→ **What you should do**:
Repeat the material exactly from its first line to the line that includes "var myChart = echarts.init(document.getElementById('chart'));". Skip pictures.
-- Start of Stored data --
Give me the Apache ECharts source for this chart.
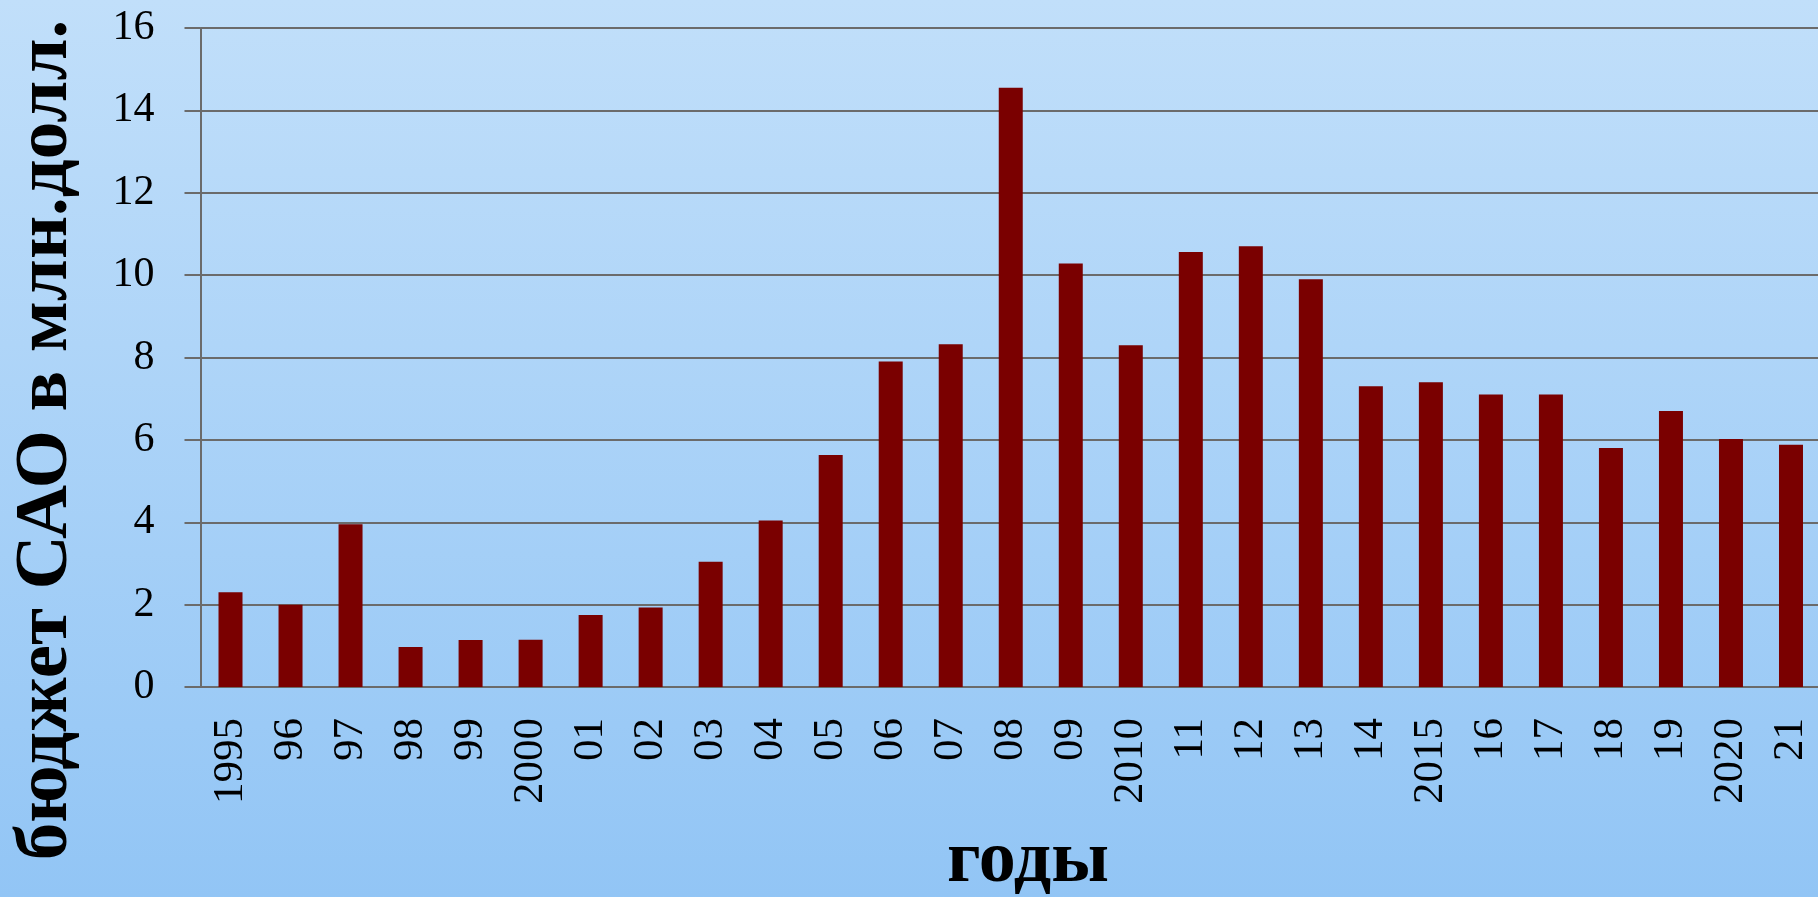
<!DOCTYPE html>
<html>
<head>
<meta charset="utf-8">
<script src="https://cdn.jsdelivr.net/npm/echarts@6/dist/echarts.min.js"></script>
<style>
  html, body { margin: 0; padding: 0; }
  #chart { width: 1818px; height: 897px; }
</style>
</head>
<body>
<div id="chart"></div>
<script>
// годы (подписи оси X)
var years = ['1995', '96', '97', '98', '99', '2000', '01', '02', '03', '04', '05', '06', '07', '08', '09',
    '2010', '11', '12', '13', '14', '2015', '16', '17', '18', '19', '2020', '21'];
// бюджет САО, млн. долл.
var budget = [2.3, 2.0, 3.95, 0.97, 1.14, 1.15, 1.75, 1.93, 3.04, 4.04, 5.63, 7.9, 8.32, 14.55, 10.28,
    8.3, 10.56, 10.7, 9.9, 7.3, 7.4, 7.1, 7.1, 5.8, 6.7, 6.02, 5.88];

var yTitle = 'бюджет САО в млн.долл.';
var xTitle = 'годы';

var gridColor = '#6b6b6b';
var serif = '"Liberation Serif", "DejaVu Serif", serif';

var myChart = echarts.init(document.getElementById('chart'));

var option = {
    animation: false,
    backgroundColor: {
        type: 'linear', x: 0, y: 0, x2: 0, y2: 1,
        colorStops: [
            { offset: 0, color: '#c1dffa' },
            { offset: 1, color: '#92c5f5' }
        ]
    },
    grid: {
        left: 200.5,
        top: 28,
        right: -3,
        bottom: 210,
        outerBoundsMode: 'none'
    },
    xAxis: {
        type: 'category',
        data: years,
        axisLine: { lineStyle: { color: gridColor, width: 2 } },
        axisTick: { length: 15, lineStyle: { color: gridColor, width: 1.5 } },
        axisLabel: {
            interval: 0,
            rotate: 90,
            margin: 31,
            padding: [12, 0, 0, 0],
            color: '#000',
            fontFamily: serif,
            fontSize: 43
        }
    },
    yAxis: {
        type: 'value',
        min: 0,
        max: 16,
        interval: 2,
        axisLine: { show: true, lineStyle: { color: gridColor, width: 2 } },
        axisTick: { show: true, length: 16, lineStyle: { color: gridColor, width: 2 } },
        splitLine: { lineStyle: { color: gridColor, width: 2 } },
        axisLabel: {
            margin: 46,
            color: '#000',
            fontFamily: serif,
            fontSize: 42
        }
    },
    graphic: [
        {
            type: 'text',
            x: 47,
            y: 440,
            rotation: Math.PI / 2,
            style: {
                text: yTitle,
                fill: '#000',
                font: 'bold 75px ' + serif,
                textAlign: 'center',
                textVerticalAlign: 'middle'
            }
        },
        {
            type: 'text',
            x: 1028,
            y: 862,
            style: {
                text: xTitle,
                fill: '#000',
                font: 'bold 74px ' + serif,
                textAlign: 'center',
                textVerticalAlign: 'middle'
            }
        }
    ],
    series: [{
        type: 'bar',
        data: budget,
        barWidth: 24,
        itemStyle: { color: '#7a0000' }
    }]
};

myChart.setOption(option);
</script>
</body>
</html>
-- End of Stored data --
→ **Solution to the exercise**:
Give me the Apache ECharts source for this chart.
<!DOCTYPE html>
<html>
<head>
<meta charset="utf-8">
<script src="https://cdn.jsdelivr.net/npm/echarts@6/dist/echarts.min.js"></script>
<style>
  html, body { margin: 0; padding: 0; }
  #chart { width: 1818px; height: 897px; }
</style>
</head>
<body>
<div id="chart"></div>
<script>
// годы (подписи оси X)
var years = ['1995', '96', '97', '98', '99', '2000', '01', '02', '03', '04', '05', '06', '07', '08', '09',
    '2010', '11', '12', '13', '14', '2015', '16', '17', '18', '19', '2020', '21'];
// бюджет САО, млн. долл.
var budget = [2.3, 2.0, 3.95, 0.97, 1.14, 1.15, 1.75, 1.93, 3.04, 4.04, 5.63, 7.9, 8.32, 14.55, 10.28,
    8.3, 10.56, 10.7, 9.9, 7.3, 7.4, 7.1, 7.1, 5.8, 6.7, 6.02, 5.88];

var yTitle = 'бюджет САО в млн.долл.';
var xTitle = 'годы';

var gridColor = '#6b6b6b';
var serif = '"Liberation Serif", "DejaVu Serif", serif';

var myChart = echarts.init(document.getElementById('chart'));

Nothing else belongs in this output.